Vinexvrouwen (2010) van Naima El Bezaz is achteraf een boek om razend over te worden. Het begint zo:
Ik ben een Marokkaan in een vinexwijk. Een Marokkaan die het in de ogen van andere Marokkanen heeft gemaakt, omdat ik in een wijk woon vol blanke autochtonen. Maar die laatsten hadden wat bezorgd gekeken toen ze zagen dat er gekleurde mensen naast hen kwamen wonen.
Hierop volgen 38 verhalen over Naima El Bezaz, een Marokkaan die in een vinexwijk is gaan wonen, en vooral ook over de andere, doorgaans witte, bewoners van die wijk. Er is een genre van verhalen – ik moest af en toe aan David Sedaris denken – van mensen die op de een of andera manier tussen twee culturen zitten en daardoor allebei de culturen met enige spotlust kunnen bezien: zowel de Marokkaanse moeder die zucht en steunt over het feit dat haar dochter een drive-in-woning heeft betrokken waardoor ze haar arme ouders dwingt allerlei helse trappen te beklimmen, als de Nederlandse jonge ouders die een zus vragen om te komen oppassen op hun kinderen en die zus dan ook al is het heel laat geworden, onbarmhartig na afloop de deur uit smijten. “We hadden niets afgesproken over blijven slapen.”
El Bezaz had een groot talent voor dit soort verhalen. Haar toon, ironisch, met een goed oog voor het absurde van de vinexwijk, is meeslepend tot op de grens van verslavend. Waar ze in eerdere boeken vooral de hypocrisie van de Marokkaanse gemeenschap blootlegde, is in dit deel de minstens even grote hypocrisie van de witte Nederlanders aan de beurt – die zich terugtrekken in een vinexwijk om een keurig leven te leiden, maar zich op feestjes terugtrekken op de wc om het snel met de overbuurvrouw te doen. Het is Sex in the City, maar zonder city en zonder aantrekkelijke seks.
Het boek is, kortom, als je niet oplet veertien jaar na verschijnen nog steeds een groot plezier om te lezen. Af en toe zijn de anekdotes wat erg flauw – in een verhaal wordt de schrijfster uitgenodigd om in Egypte een aantal lezingen te komen geven en stelt ze zich daar een triomftocht bij voor, tot ze er in Egypte achter komt dat men eigenlijk liever niet wil dat ze haar achternaam gebruikt omdat El Bezaz in het Egyptisch Arabisch ‘de tiet’ betekent. Maar op de een of andere manier stoort ook dat niet door de verve waarmee alles is verteld.

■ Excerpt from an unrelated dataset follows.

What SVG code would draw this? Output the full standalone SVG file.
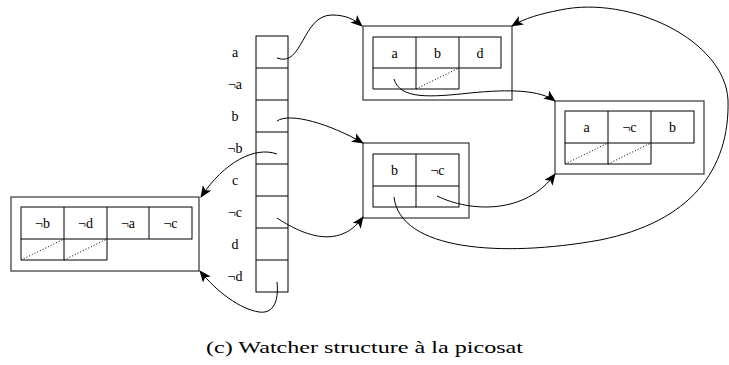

Maar ondertussen heeft de schrijfster vier jaar geleden zichzelf het leven benomen. In Vinexvrouwen benoemt Naima El Bezaz een aantal keer haar depressie en de prozac die ze ervoor neemt. Bovendien gaat een van de verhalen over de zoon van een vriendin die zelfmoord pleegt.
Het komt allemaal voorbij in de wervelwind die Vinexvrouwen is, en voor zover ik kan zien heeft geen recensent indertijd aandacht besteed aan dit detail. Ik zou dat zelf vermoedelijk ook niet hebben gedaan. Je kunt nog zo goed proberen te lezen, uiteindelijk weet je toch niet welk belang je aan iedere opmerking moet hechten. Maar als je het nu leest, klinkt al die opgewekte spotlust ineens toch heel anders. Het leven is verschrikkelijk, ook in een keurige vinexwijk. Je kunt er wel om lachen, maar uiteindelijk helpt dat niet. Niet alleen voor de buurjongen wordt het per se allemaal te zwaar, ook voor de schrijver die hem zo goed heeft gezien. Dat is om razend over te worden.
In 2024 lees ik 50 romans uit het eerste kwart van de eenentwintigste eeuw.
De volledige lijst staat hier. Volgende week: Yves Petry, De maagd Marino (2010)
Jona Lendering zegt
Wat een prachtige bespreking van een inderdaad prachtig boek, dank je wel.
Robert Kruzdlo zegt
Mee eens. De wereld is een grote Vinex-wijk.